One person checks in daily.
Another shows care quietly through actions.
One expresses affection verbally.
Another assumes steadiness speaks for itself.
Neither is wrong. They are simply different.
When we expect others to mirror our style exactly, we risk missing the ways they are already showing up.
There is also another layer to this — the baggage we carry. We all bring experiences, wounds, and insecurities into our relationships. That is unavoidable. But there is a difference between sharing our baggage and expecting someone else to unpack it for us.
Relationships can support healing, but they cannot replace the work of self-understanding. If we rely on others to soothe every insecurity, we create dependence rather than connection. When we tend to our own inner stability — our confidence, our acceptance, our sense of worth — relationships become lighter. They no longer have to hold us together; they simply walk alongside us.
There is also something essential for each individual to remember. Confidence is something we must develop within ourselves, not something we depend on others to supply. Another person can certainly make us feel more confident at times, but they can also, unintentionally, make us feel uncertain. When our confidence is rooted in someone else, it becomes fragile. When it is rooted within, it becomes steady.
Building that inner confidence means knowing your strengths, understanding your worth, and recognizing your value without needing constant reassurance. It also means discerning your weaknesses honestly and working to strengthen them, not expecting someone else to compensate for them. When we lean on others to fill those internal spaces, we place them in a role they were never meant to carry. Over time, that weight strains the relationship.
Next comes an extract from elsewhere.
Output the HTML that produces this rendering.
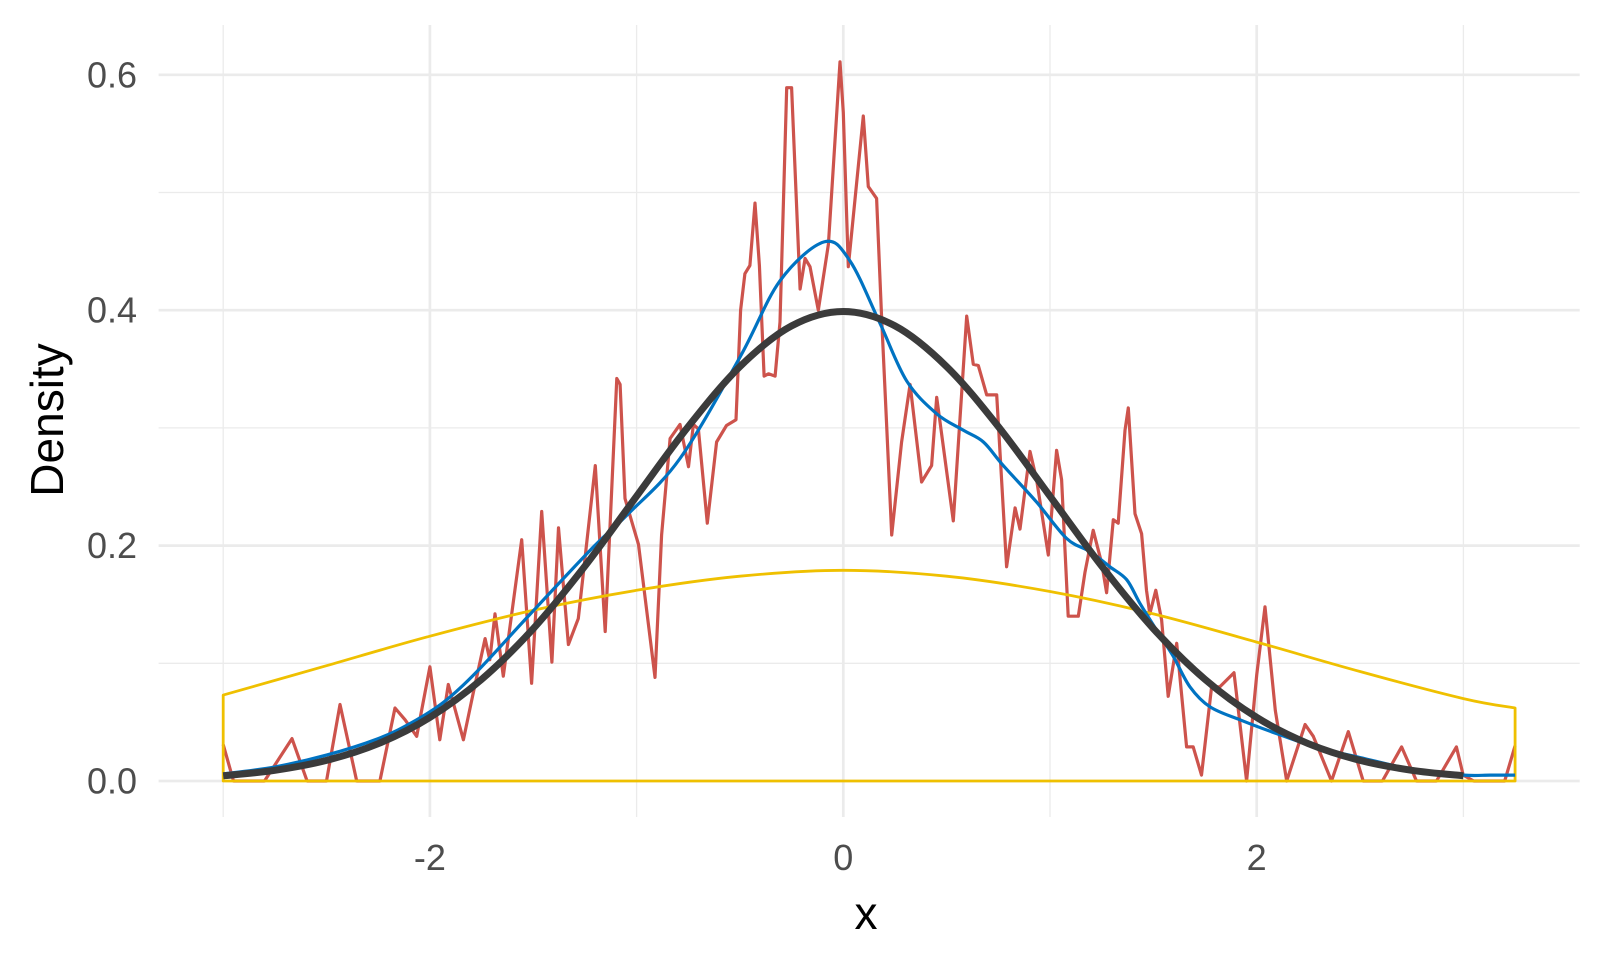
<!DOCTYPE html>
<html><head><meta charset="utf-8"><style>
html,body{margin:0;padding:0;background:#fff;}
svg{display:block;font-family:"Liberation Sans",sans-serif;}
</style></head><body>
<svg id="chart" width="1600" height="960" viewBox="0 0 1600 960" xmlns="http://www.w3.org/2000/svg">
<g id="grid"></g>
<g id="series"></g>
<g id="axes"></g>
<text x="0" y="0" transform="translate(63,420) rotate(-90)" text-anchor="middle" font-size="46" fill="#000">Density</text>
<text x="866" y="929" text-anchor="middle" font-size="46" fill="#000">x</text>
</svg>
<script>
const xTicksMajor=[-2,0,2];
const xTicksMinor=[-3,-1,1,3];
const yTicksMajor=[0,0.2,0.4,0.6];
const yTicksMinor=[0.1,0.3,0.5];
const xTickLabels=["-2","0","2"];
const yTickLabels=["0.0","0.2","0.4","0.6"];

const redX=[-3.0,-2.95,-2.8,-2.667,-2.594,-2.5,-2.435,-2.354,-2.242,-2.169,-2.12,-2.064,-2.0,-1.952,-1.911,-1.838,-1.79,-1.733,-1.71,-1.685,-1.645,-1.556,-1.508,-1.459,-1.41,-1.378,-1.33,-1.282,-1.2,-1.152,-1.096,-1.08,-1.056,-1.016,-0.991,-0.911,-0.879,-0.838,-0.79,-0.749,-0.725,-0.701,-0.658,-0.613,-0.565,-0.519,-0.497,-0.476,-0.452,-0.427,-0.406,-0.383,-0.362,-0.33,-0.306,-0.274,-0.25,-0.209,-0.185,-0.161,-0.121,-0.072,-0.016,0.0,0.024,0.097,0.121,0.161,0.185,0.209,0.234,0.282,0.323,0.379,0.427,0.452,0.532,0.597,0.629,0.653,0.694,0.742,0.79,0.831,0.855,0.903,0.935,0.992,1.032,1.056,1.088,1.137,1.169,1.209,1.25,1.274,1.306,1.33,1.363,1.379,1.411,1.443,1.467,1.483,1.512,1.54,1.572,1.613,1.661,1.693,1.733,1.782,1.822,1.89,1.951,2.0,2.04,2.09,2.145,2.234,2.274,2.362,2.443,2.515,2.608,2.701,2.773,2.87,2.966,2.999,3.05,3.2,3.25];
const redY=[0.031,0.0,0.0,0.036,0.0,0.0,0.065,0.0,0.0,0.062,0.052,0.038,0.097,0.035,0.082,0.035,0.075,0.121,0.103,0.142,0.089,0.205,0.083,0.229,0.101,0.215,0.116,0.138,0.268,0.127,0.342,0.337,0.24,0.216,0.201,0.088,0.209,0.291,0.303,0.267,0.303,0.299,0.219,0.288,0.302,0.307,0.4,0.431,0.438,0.491,0.438,0.344,0.346,0.344,0.39,0.589,0.589,0.418,0.444,0.437,0.4,0.456,0.611,0.568,0.437,0.565,0.505,0.495,0.396,0.305,0.209,0.288,0.337,0.254,0.268,0.326,0.221,0.395,0.354,0.353,0.328,0.328,0.182,0.232,0.214,0.28,0.256,0.192,0.281,0.256,0.14,0.14,0.177,0.213,0.185,0.16,0.222,0.219,0.298,0.317,0.227,0.21,0.162,0.142,0.162,0.137,0.072,0.117,0.029,0.029,0.005,0.08,0.08,0.092,0.0,0.09,0.148,0.06,0.0,0.048,0.038,0.0,0.042,0.0,0.0,0.029,0.0,0.0,0.029,0.005,0.0,0.0,0.03];

const blueX=[-3.0,-2.75,-2.5,-2.25,-2.094,-1.933,-1.772,-1.514,-1.208,-1.04,-0.79,-0.5,-0.306,-0.093,0.032,0.177,0.306,0.452,0.581,0.678,0.774,0.935,1.081,1.193,1.29,1.371,1.435,1.516,1.596,1.677,1.774,1.919,2.1,2.3,2.5,2.75,3.0,3.13,3.25];
const blueY=[0.006,0.012,0.022,0.036,0.049,0.067,0.093,0.142,0.199,0.227,0.274,0.36,0.425,0.458,0.442,0.389,0.34,0.312,0.298,0.288,0.268,0.237,0.206,0.195,0.182,0.171,0.151,0.128,0.106,0.08,0.063,0.052,0.04,0.028,0.02,0.01,0.005,0.005,0.005];

const yellowX=[-3.0,-2.5,-2.0,-1.5,-1.0,-0.5,0.0,0.5,1.0,1.5,2.0,2.5,3.0,3.25];
const yellowY=[0.073,0.098,0.123,0.145,0.162,0.174,0.179,0.174,0.161,0.142,0.118,0.093,0.07,0.062];

const normX=[-3,-2.75,-2.5,-2.25,-2,-1.75,-1.5,-1.25,-1,-0.75,-0.5,-0.25,0,0.25,0.5,0.75,1,1.25,1.5,1.75,2,2.25,2.5,2.75,3];
const normY=[0.0044,0.0091,0.0175,0.0317,0.054,0.0863,0.1295,0.1826,0.242,0.3011,0.3521,0.3867,0.3989,0.3867,0.3521,0.3011,0.242,0.1826,0.1295,0.0863,0.054,0.0317,0.0175,0.0091,0.0044];

const X0=843.3, XS=206.7, Y0=781, YS=1177;
const PL=158.6, PR=1579.7, PT=25, PB=817;
const sx=v=>X0+v*XS, sy=v=>Y0-v*YS;
const NS="http://www.w3.org/2000/svg";
function mk(tag,parent){const e=document.createElementNS(NS,tag);parent.appendChild(e);return e;}
const grid=document.getElementById('grid'), series=document.getElementById('series'), axes=document.getElementById('axes');

function gl(x1,y1,x2,y2,w){const l=mk('line',grid);l.setAttribute('x1',x1);l.setAttribute('y1',y1);l.setAttribute('x2',x2);l.setAttribute('y2',y2);l.setAttribute('stroke','#ebebeb');l.setAttribute('stroke-width',w);return l;}
yTicksMinor.forEach(v=>{const l=gl(PL,sy(v),PR,sy(v),1.3);

});
xTicksMinor.forEach(v=>{const l=gl(sx(v),PT,sx(v),PB,1.3);

});
yTicksMajor.forEach(v=>{const l=gl(PL,sy(v),PR,sy(v),2.7);

});
xTicksMajor.forEach(v=>{const l=gl(sx(v),PT,sx(v),PB,2.7);

});

yTicksMajor.forEach((v,i)=>{const t=mk('text',axes);t.textContent=yTickLabels[i];
t.setAttribute('x',137);t.setAttribute('y',sy(v)+12.5);t.setAttribute('text-anchor','end');t.setAttribute('font-size','36');t.setAttribute('fill','#4d4d4d');

});
xTicksMajor.forEach((v,i)=>{const t=mk('text',axes);t.textContent=xTickLabels[i];
t.setAttribute('x',sx(v));t.setAttribute('y',870);t.setAttribute('text-anchor','middle');t.setAttribute('font-size','36');t.setAttribute('fill','#4d4d4d');

});

function lin(xs,ys){return xs.map((x,i)=>(i?'L':'M')+sx(x).toFixed(1)+','+sy(ys[i]).toFixed(1)).join('');}
function smooth(xs,ys){const p=xs.map((x,i)=>[sx(x),sy(ys[i])]);let d='M'+p[0][0]+','+p[0][1];
for(let i=0;i<p.length-1;i++){const p0=p[i-1]||p[i],p1=p[i],p2=p[i+1],p3=p[i+2]||p2;
const c1=[p1[0]+(p2[0]-p0[0])/6,p1[1]+(p2[1]-p0[1])/6],c2=[p2[0]-(p3[0]-p1[0])/6,p2[1]-(p3[1]-p1[1])/6];
d+='C'+c1[0].toFixed(1)+','+c1[1].toFixed(1)+' '+c2[0].toFixed(1)+','+c2[1].toFixed(1)+' '+p2[0].toFixed(1)+','+p2[1].toFixed(1);}return d;}
function path(d,color,w,fill){const e=mk('path',series);e.setAttribute('d',d);e.setAttribute('stroke',color);e.setAttribute('stroke-width',w);e.setAttribute('fill',fill||'none');e.setAttribute('stroke-linejoin','round');e.setAttribute('stroke-linecap','butt');return e;}

const red=path(lin(redX,redY),'#cd534c',3.2);


const yd=smooth(yellowX,yellowY)+'L'+sx(yellowX[yellowX.length-1])+','+sy(0)+'L'+sx(yellowX[0])+','+sy(0)+'Z';
const yel=path(yd,'#efc000',2.8);


const blue=path(smooth(blueX,blueY),'#0073c2',3.2);


const blk=path(smooth(normX,normY),'#3b3b3b',7);


</script>
</body></html>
Not because they failed us, but because we asked them to do something only we can do for ourselves.
Healthy relationships grow strongest when each person accepts responsibility for their own confidence, their own growth, and their own healing. From that place, we don’t depend on one another to feel whole — we meet as whole individuals, offering support rather than seeking completion.
We also live in a time where connection is often watered down—frequent, visible, but not always deep. It’s easy to become accustomed to quick affirmations and surface-level interactions, and to look to others to supply reassurance or a sense of worth. When that becomes the norm, we can grow comfortable seeking outside validation instead of cultivating it within. It’s an understandable habit in a fast-moving, constantly connected world, but it leaves relationships carrying weight they were never meant to hold. Real connection becomes stronger when each person brings their own grounding, rather than searching for it in someone else.
Self-fulfillment within fosters stronger relationships.
Inner confidence forms healthier connections.
With hope for growth and deeper connection,
Tina N. Campbell
Scribed in Light
“We are not meant to be perfect, but to be real.”
— Brené Brown
“The greatest gift you can give another is the purity of your attention.”
— Richard Moss
Proverbs 27:17
“As iron sharpens iron, so one person sharpens another.”